Whole grains really do protect heart

Large Harvard study validates cereal box claims


We've all heard the breakfast cereal commercials claiming "studies have shown" that whole grain cereal can lower cholesterol and improve cardiac health. The suspicion lingered, however, that while the claims were fundamentally sound, these studies were not of the highest quality. That can't be said of the new Harvard study in the October 22 Archives of Internal Medicine, which proves that whole grain cereals reduce heart failure risk by up to 29%.
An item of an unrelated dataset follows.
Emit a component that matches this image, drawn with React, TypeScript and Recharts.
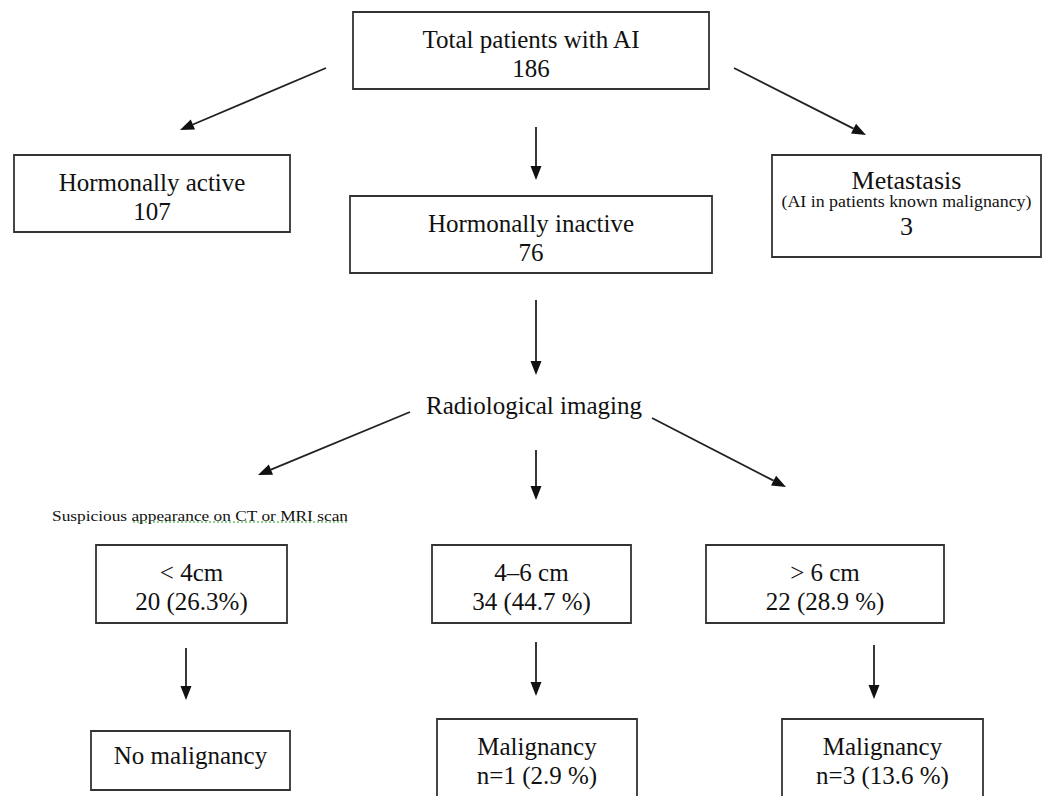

The prospective study tested the claims made by the cereal makers using the population of the famous Physicians' Health Study I, in which all the guinea pigs were male doctors. Twenty years follow-up of 21,376 doctors who kept detailed records of their diet, medication, exercise, health and multiple other factors, with no sponsorship from Kellogg's or Nabisco to get in the way, should be enough to put this question to bed.

A COMPLETE BREAKFAST
Whole grain cereals showed a clear protective effect, in terms of heart failure. There were 1,018 cases of heart failure among study participants. With a baseline risk of 1.0 for those who ate no bowls of cereal a week, the relative risks for heart failure were 0.92 for one bowl a week, 0.79 for two to six bowls, and 0.71 for those eating seven or more bowls a week.

This trend was highly significant, but only for whole grain cereals — cereals with at least 25% whole grain or bran. For those eating processed cereals, in which the fibrous husks are mostly removed, the trend towards heart failure protection translated into no protection at all.
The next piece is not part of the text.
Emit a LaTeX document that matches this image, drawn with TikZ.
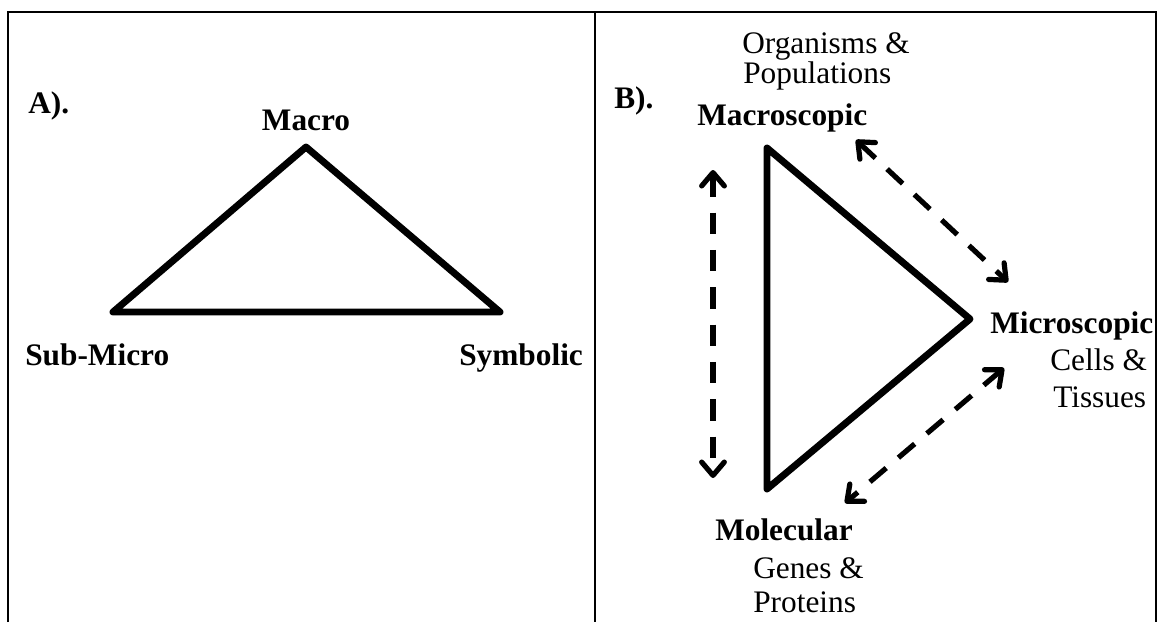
\documentclass[tikz,border=0pt]{standalone}
\usepackage{fontspec}
\setmainfont{Liberation Serif}
\usetikzlibrary{arrows.meta}
\begin{document}
\begin{tikzpicture}[x=0.75pt,y=-0.75pt,
  lbl/.style={inner sep=0pt,font=\fontsize{23.5}{28}\selectfont},
  blbl/.style={lbl,font=\fontsize{23.5}{28}\selectfont\bfseries},
  frame/.style={line width=1.8pt},
  tri/.style={line width=5.2pt,line join=round,fill=white},
  dasharrow/.style={line width=3.9pt,dash pattern=on 16pt off 12pt,
     {Straight Barb[length=10pt,width=17pt,line width=3.9pt,round]}-{Straight Barb[length=10pt,width=17pt,line width=3.9pt,round]}}]
\useasboundingbox (0,0) rectangle (1159,622);
\fill[white] (0,0) rectangle (1159,622);
% frame
\coordinate (tl) at (8,12);
\coordinate (tr) at (1156,12);
\coordinate (bl) at (8,622);
\coordinate (br) at (1156,622);
\coordinate (mt) at (595,12);
\coordinate (mb) at (595,622);
\draw[frame] (bl) -- (tl) -- (tr) -- (br);
\draw[frame] (mt) -- (mb);
% panel A
\coordinate (aTop) at (306,147);
\coordinate (aLeft) at (113,312);
\coordinate (aRight) at (500,312);
\draw[tri] (aTop) -- (aLeft) -- (aRight) -- cycle;
\node[blbl,anchor=base west] (labA) at (28,113) {A).};
\node[blbl,anchor=base] (macro) at (306,130) {Macro};
\node[blbl,anchor=base west] (submicro) at (25,365) {Sub-Micro};
\node[blbl,anchor=base west] (symbolic) at (459,365) {Symbolic};
% panel B
\coordinate (bTop) at (767,148);
\coordinate (bBot) at (767,489);
\coordinate (bRight) at (970,319);
\draw[tri] (bTop) -- (bRight) -- (bBot) -- cycle;
\node[blbl,anchor=base west] (labB) at (614,108) {B).};
\node[lbl,anchor=base west] (org) at (742,53) {Organisms \&};
\node[lbl,anchor=base west] (pop) at (743,83) {Populations};
\node[blbl,anchor=base west] (macroscopic) at (697,125) {Macroscopic};
\node[blbl,anchor=base west] (microscopic) at (990,333) {Microscopic};
\node[lbl,anchor=base west] (cells) at (1050,370) {Cells \&};
\node[lbl,anchor=base west] (tissues) at (1053,407) {Tissues};
\node[blbl,anchor=base west] (molecular) at (715,540) {Molecular};
\node[lbl,anchor=base west] (genes) at (753,578) {Genes \&};
\node[lbl,anchor=base west] (proteins) at (753,612) {Proteins};
% dashed arrows
\coordinate (v1) at (713,170);
\coordinate (v2) at (713,478);
\coordinate (d1) at (856,140);
\coordinate (d2) at (1008,282);
\coordinate (e1) at (1004,368);
\coordinate (e2) at (845,503);
\draw[dasharrow] (v1) -- (v2);
\draw[dasharrow] (d1) -- (d2);
\draw[dasharrow] (e1) -- (e2);
\end{tikzpicture}
\end{document}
The Physicians' Health Study began in 1982, but this study is considered prospective even though it involves a review of old data, says lead author Dr Luc Djoussé of Harvard Medical School, because "none of these guys had heart failure when they filled out the cereal questionnaire."

OTHER FACTORS
The study's findings control for almost every imaginable co-variate, including age, smoking, alcohol consumption, vegetable consumption, use of multivitamins, exercise, plus history of atrial fibrillation, valvular heart disease and left ventricular hypertrophy.

One advantage of a study population composed of physicians, says Dr Djoussé, is that "the self-reporting tends to be more accurate, because they know what to look for." But a potential downside is that "being highly trained and educated in these matters, they might be doing something to reduce their risk that we aren't measuring."

That would have to be something pretty imaginative, given the rigorous controlling for potential confounders in this trial. But Dr Djoussé does regret not adding one more variable to the analysis - left ventricular function. About half of heart failure patients - the diastolic half - have preserved left ventricular function which typically means a better prognosis even though we know less about how to treat it. The two types of heart failure may have different risk factors. "It would have been useful to know if whole grain cereal was more protective against one or the other kind," he said.

MILKING BENEFITS
Two other potential variables not measured are milk and sugar, because few of us eat our cereal straight out of the box. If white sugar had some unsuspected cardio-protective properties, that might theoretically confound the data. That seems unlikely, of course, but what about milk? "We would have liked to collect data about milk but didn't want to put too much burden on the participants," says Dr Djoussé. "There is research that suggests the calcium in milk can lower blood pressure, but obviously high fat milk would have a bad effect on your cholesterol."

The best evidence that milk can be discounted as a factor is the lack of effect seen in subjects who ate a lot of processed cereal. They too would have benefited if milk was the real agent of protection.

So, it looks as if whole grain cereal is indeed significantly protective against heart failure. But is your patient's cereal the right kind? "You have to be careful about this," says Dr Djoussé, "because the industry's use of the term whole grain can be deceptive. Read the nutritional ingredients on the box. If it says more than four grams of fibre, you can be confident it's essentially the right kind of cereal."